Saturday, July 9, 2011

BINGHAM TELEGRAPH MEMORIES

Telegraph
lower two four-plexes
 by Eugene Halverson

I was born in Telegraph.  In a company house in a company town owned by the US Mine where my dad worked.  When he got silicosis from his work they fired him and forced us to move within a few days.  We moved to Frog Town where we lived in the Panos Apartments.  I found many new friends.  A few years later Lee and I had a sledding accident.  We were run over by Bob Hoyne.  He was the superintendent's son.  This somehow caused the US to give dad Mr. Wrides house in Telegraph Wride’s job of running the large mine air compressors back of the US Hotel.  He was also the one who tooted the whistle.  We were extremely poor at this time, Dad had only worked a few months in the last two years.  We mostly ate bread and milk no meat.  Carp and jack rabbit tasted good then.

viewing the end of Telegraph
I started school in Bingham but because of the accident I was held back and resumed schooling at Copperfield in the first grade again.  As the new boy in town I was thoroughly tested, after school I had to fight every boy my age many times.  With out a club or a friend it was like running the gauntlet to be in another part of town.  Being bashful I was more afraid of the girls than anything.  I have many fond memories of going to school in Copperfield and the people there.  We had no lawns but the hard packed dirt was ideal for our marble games and the spinning of tops, the tops were sharp and quite dangerous. 

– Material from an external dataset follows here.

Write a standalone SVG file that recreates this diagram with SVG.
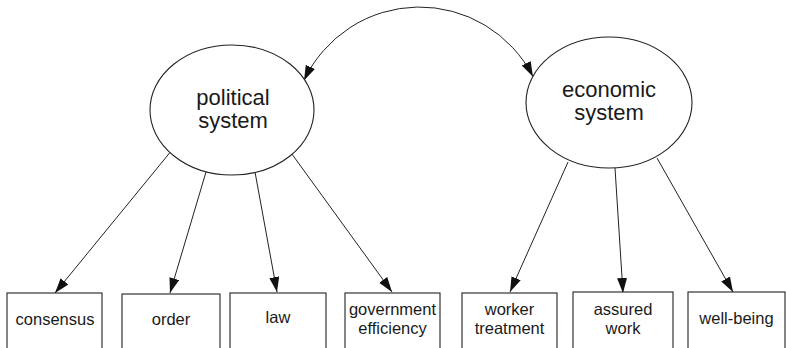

Not having any real friends I spent most all my time alone in the mountains.  I was fascinated with Indians and wanted to be one.  Taking only matches and a coat I would spend days at a time high in the mountains.  I believe that I ate just about every kind of root, bulb, rodent and animal there.  Even grasshoppers.  I got quite a collection of Indian arrowheads and knives at their burial ground at the Big Tree. 

If I went over the mountain to Middle Canyon I would pass near an ancient forest that had been clear cut by the pioneers who used the wood to build Salt Lake City.  I remember playing on the stumps of these large trees.  They were all at least 6 feet diameter.  The pioneers called it “the Grove”.  The clear cutting caused them to become extinct.  We camped on a spring above the Middle Canyon in Tooelle County where we would meet the kids from Highland Boy who walked through the tunnel.  We had a few tunnels that went through other mountains.  Most kids had their own carbide lamps to go underground.  We knew more than we should about fuses, blasting caps and dynamite.  We all knew kids who had lost fingers. 

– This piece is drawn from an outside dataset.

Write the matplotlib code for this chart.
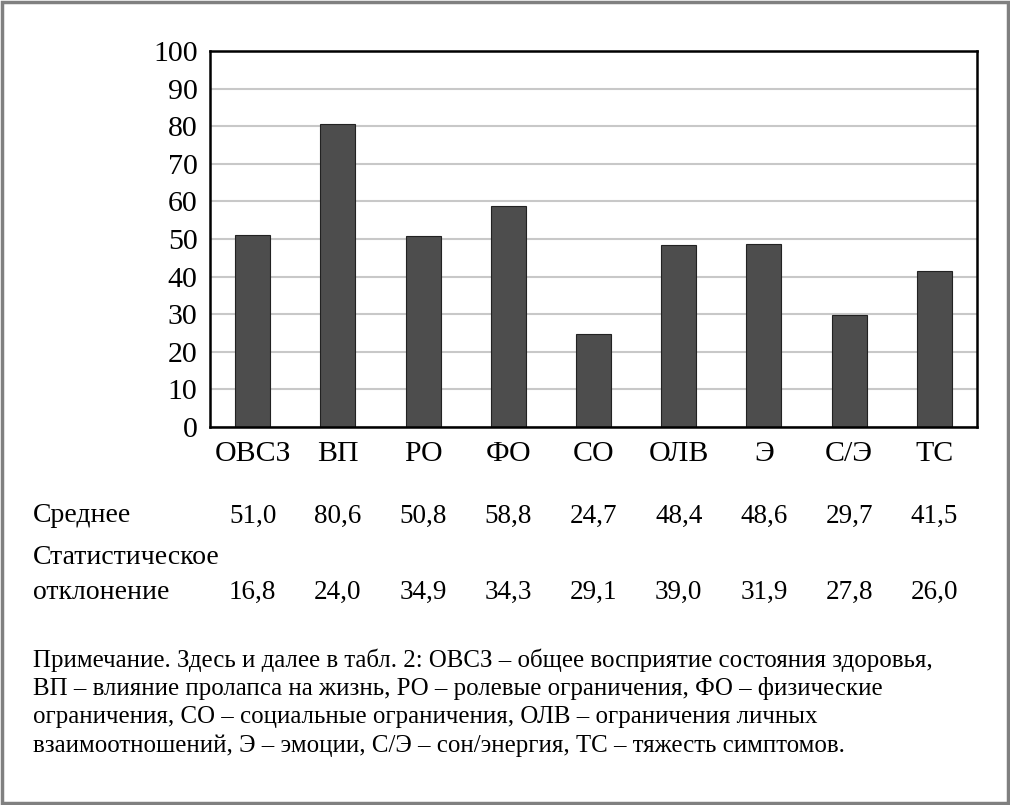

I used to hike over the mountain through the little town of Queen to Butterfield Canyon.  When I was little it had about 14 or so families living there.   When the mine closed and the houses were turn down.  Two old miners came back and leased the mine They lived in an old wooden shack with a dirt floor and walls you could see through.  They loved company and always invited me in for a loaf of fresh baked bread and strawberry jam.  I learned a lot about going in the mines from these and other old men we called “Leasers”.  I learned mining and blacksmithing from Carl John.  Alvin Cole taught me how to pan gold.  There was a lot of gold along the creek that was just covered up by Kennecott. 

Then there was a large metal tank with bullet marks on it at the Galena Mine.  In the old days armed guards were used to protect the scabs during shift change.  It had wheels on it and it would spin as it traveled around on a little circular railroad.    It was great sport to throw rocks at your friends as they tried to get away by pumping it as fast as they could. 

I built many model airplanes and eventually built a glider with a 14 foot wing span.  Many kids came to see it fly.  Dumb me I forgot to let go.  I had to drop down into a tree a few hundred yards along the way.  It flew from the highest mine dump in Telegraph into the side of  Marsell Chea's garage. 
Our field trips were mostly hikes in the mountains led by our principal one was a five mile hike to an abandoned mine in US.  We went inside without lights and it was scary.  Then our principal growled like a bear.  What a stampede.  Another was to the University of Utah where we experimented with electricity and magnetism.  Another was a visit to the Smelter, it was a fine tour but when we went to leave we were stopped at the gate.  Okay,  “Boys empty your pockets”, the guard said.  A pile of silver ingots soon appeared.  We thought we were rich and it was real silver.  It was just babbit used in making bearings.  I didn't have any teacher in any school who gave me any special attention so I don't have any fond memories of them.

In 1948 the mine expansion forced us to move from Telegraph to West Jordan.  We were about the first family to go.  We didn't get much of a welcome though.  They were afraid that all the Bingham people would ruin their town.